Het hele laadpalenverhaal is zo complex omdat het zo nieuw is en er dus zo goed als geen basis is om op terug te vallen. De fiscus heeft dan ook nog niet op alle vragen een helder antwoord geformuleerd, maar toch is het duidelijk dat de particuliere werknemer die winst maakt door het openstellen van een via de werkgever geïnstalleerde laadpaal waar hij zelf de stroom voor levert daar niet onbelast kan van genieten.
Laadpaal heeft geen invloed op het VAA
Wanneer de werkgever zijn werknemer naast een bedrijfswagen ook een laadpaal ter beschikking stelt om de batterij van die auto mee op te laden heeft dat geen invloed op het voordeel van alle aard. Je betaalt dus geen extra belasting als je werkgever de laadpaal voorziet.

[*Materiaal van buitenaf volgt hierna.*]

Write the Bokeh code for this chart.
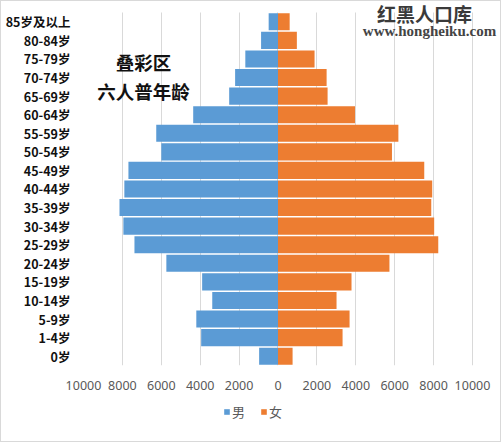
from bokeh.plotting import figure
from bokeh.models import (ColumnDataSource, Range1d, FixedTicker,
                          Legend, LegendItem, Label)
from bokeh.layouts import column
from bokeh.embed import file_html
from bokeh.resources import INLINE

# Age groups, listed from youngest (bottom) to oldest (top)
ages = ["0岁", "1-4岁", "5-9岁", "10-14岁", "15-19岁", "20-24岁", "25-29岁",
        "30-34岁", "35-39岁", "40-44岁", "45-49岁", "50-54岁", "55-59岁",
        "60-64岁", "65-69岁", "70-74岁", "75-79岁", "80-84岁", "85岁及以上"]
male = [970, 3950, 4200, 3380, 3900, 5740, 7380, 7950, 8150, 7900, 7690,
        6000, 6260, 4360, 2510, 2205, 1680, 870, 480]
female = [750, 3320, 3680, 3010, 3780, 5730, 8240, 8030, 7880, 7930, 7520,
          5860, 6190, 3960, 2550, 2500, 1880, 970, 600]
tick_values = [-10000, -8000, -6000, -4000, -2000, 0, 2000, 4000, 6000, 8000, 10000]

MALE_COLOR = "#5B9BD5"
FEMALE_COLOR = "#ED7D31"

rows = list(range(len(ages)))
src = ColumnDataSource(dict(row=rows, male_left=[-m for m in male], female=female))

# The plot frame reaches the top and right edges so the titles drawn near
# them are not clipped; the ranges are padded accordingly.
p = figure(width=499, height=400, output_backend="svg", toolbar_location=None,
           x_range=Range1d(-10000, 11440), y_range=Range1d(-0.5, 19.092),
           min_border_left=82, min_border_right=0, min_border_top=0,
           min_border_bottom=36)
p.outline_line_color = None
p.background_fill_color = "white"
p.border_fill_color = "white"

p.hbar(y="row", left="male_left", right=0, height=0.92, source=src,
       fill_color=MALE_COLOR, line_color=None)
p.hbar(y="row", left=0, right="female", height=0.92, source=src,
       fill_color=FEMALE_COLOR, line_color=None)

# x axis: absolute values on both sides
p.xaxis.ticker = FixedTicker(ticks=tick_values)
p.xaxis.major_label_overrides = {v: str(abs(v)) for v in tick_values}
p.xaxis.axis_line_color = None
p.xaxis.major_tick_line_color = None
p.xaxis.major_tick_out = 0
p.xaxis.major_tick_in = 0
p.xaxis.minor_tick_line_color = None
p.xaxis.major_label_standoff = 15
p.xaxis.major_label_text_font = "Noto Sans"
p.xaxis.major_label_text_font_size = "12.5px"
p.xaxis.major_label_text_color = "#595959"

# y axis: one tick per age group, labelled with its name
p.yaxis.ticker = FixedTicker(ticks=rows)
p.yaxis.major_label_overrides = {i: a for i, a in zip(rows, ages)}
p.yaxis.axis_line_color = None
p.yaxis.major_tick_line_color = None
p.yaxis.minor_tick_line_color = None
p.yaxis.major_tick_out = 0
p.yaxis.major_tick_in = 0
p.yaxis.major_label_standoff = 13
p.yaxis.major_label_text_font = "Noto Sans CJK SC"
p.yaxis.major_label_text_font_size = "12.5px"
p.yaxis.major_label_text_font_style = "bold"
p.yaxis.major_label_text_color = "#111111"

p.xgrid.grid_line_color = "#d9d9d9"
p.xgrid.grid_line_width = 1
p.xgrid.cross_bounds = (-0.5, 18.5)
p.ygrid.grid_line_color = None

# Chart titles
p.add_layout(Label(x=-6915, y=15.86, text="叠彩区", text_align="center",
                   text_baseline="middle", text_font="Noto Sans CJK SC",
                   text_font_size="18.5px", text_font_style="bold",
                   text_color="#111111"))
p.add_layout(Label(x=-6915, y=14.25, text="六人普年龄", text_align="center",
                   text_baseline="middle", text_font="Noto Sans CJK SC",
                   text_font_size="18.5px", text_font_style="bold",
                   text_color="#111111"))
p.add_layout(Label(x=7532, y=18.47, text="红黑人口库", text_align="center",
                   text_baseline="middle", text_font="Noto Sans CJK SC",
                   text_font_size="19px", text_font_style="bold",
                   text_color="#3a3a3a"))
p.add_layout(Label(x=7789, y=17.53, text="www.hongheiku.com", text_align="center",
                   text_baseline="middle", text_font="Liberation Serif",
                   text_font_size="15px", text_font_style="bold",
                   text_color="#444444"))

# Legend strip below the chart; its bars use the same data but the strip's
# ranges lie far away from it, so only the legend keys show.
lg = figure(width=499, height=40, output_backend="svg", toolbar_location=None,
            x_range=Range1d(50000, 60000), y_range=Range1d(100, 101),
            x_axis_type=None, y_axis_type=None, min_border=0)
lg.outline_line_color = None
lg.grid.grid_line_color = None
k_m = lg.hbar(y="row", left="male_left", right=0, height=0.92, source=src,
              fill_color=MALE_COLOR, line_color=None)
k_f = lg.hbar(y="row", left=0, right="female", height=0.92, source=src,
              fill_color=FEMALE_COLOR, line_color=None)
legend = Legend(items=[LegendItem(label="男", renderers=[k_m]),
                       LegendItem(label="女", renderers=[k_f])],
                orientation="horizontal", location=(140, 20),
                glyph_width=7, glyph_height=7, label_standoff=2, spacing=8,
                padding=2, margin=0, border_line_color=None,
                background_fill_alpha=0,
                label_text_font="Noto Sans CJK SC", label_text_font_size="13px",
                label_text_color="#595959")
lg.add_layout(legend)

page = column(p, lg, spacing=0, styles={"border": "1px solid #d9d9d9"})

open("out.html", "w").write(file_html(page, INLINE))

Wanneer je de door de werkgever betaalde laadpaal ook openstelt voor anderen heeft dit verder geen fiscale invloed voor de werkgever (als hij tenminste geen aanvraag doet voor de verhoogde fiscale aftrek voor bedrijfslaadpalen). De laadpaal bij de werknemer blijft voor de werkgever dus voor 100% aftrekbaar, ook als hij niet alleen door de werknemer zelf kan gebruikt worden en dus (semi-)publiek is.
Afspraken zijn noodzakelijk
Wanneer een werkgever de laadpaal bij hem thuis, die geplaatst is door en eigendom is van de werkgever, openstelt voor derden, is het ten zeerste aan te raden dat hierover afspraken worden gemaakt in de car policy.
Omdat dit alles zo nieuw is bestaat er momenteel nog geen wetgeving die bepaalde maximale of minimale te hanteren tarieven oplegt voor wie als particulier zijn (bedrijfs-)laadpaal openstelt voor derden. De tarieven kunnen dus vrij gekozen worden.
Het is echter van belang dat de software van de laadpaal een onderscheid maakt tussen de geleverde en nadien terugbetaalde elektriciteit voor de bedrijfswagen van de werkgever (bijvoorbeeld tegen het GREG-tarief) en de andere – door de particulier geleverde – elektriciteit die aan de laadpaal wordt geladen en verkocht aan derden.
In de praktijk kan dat onderscheid vrij makkelijk gemaakt worden door het gebruiken van verschillende laadpassen.
Werknemer wordt elektriciteitsleverancier
Door de bedrijfslaadpaal ook open te stellen voor derden wordt de particuliere werknemer in feite een elektriciteitsverkoper. Wanneer hij voor de geleverde elektriciteit méér ontvangt dan dat de afgenomen hoeveelheid hem kost, bijvoorbeeld omdat hij over zonnepanelen en eventueel zelfs een thuisbatterij beschikt, maakt de particulier dus mogelijk winst.
En als er winst is, komt de fiscus natuurlijk om de hoek kijken om die te belasten. Dat gebeurt dan over het algemeen als een belastbaar divers inkomen, aan te geven in deel 2 van de belastingaangifte, onder Vak X, B, codes 1200-61, 2200-31.
Wanneer de particulier specifieke kosten heeft gemaakt om de verkochte elektriciteit te kunnen produceren – denk maar aan het plaatsen van zonnepanelen – kunnen die kosten in de rubrieken 1201-60, 2201-30 worden aangegeven. Gemakkelijksheidshalve aanvaardt de fiscus 50% forfaitaire kosten berekend op het bruto-inkomen uit de levering van elektriciteit aan derden.
Los van deze algemene principes is er voorlopig geen verdere specifieke fiscale wetgeving voorzien voor verkochte elektriciteit door particulieren.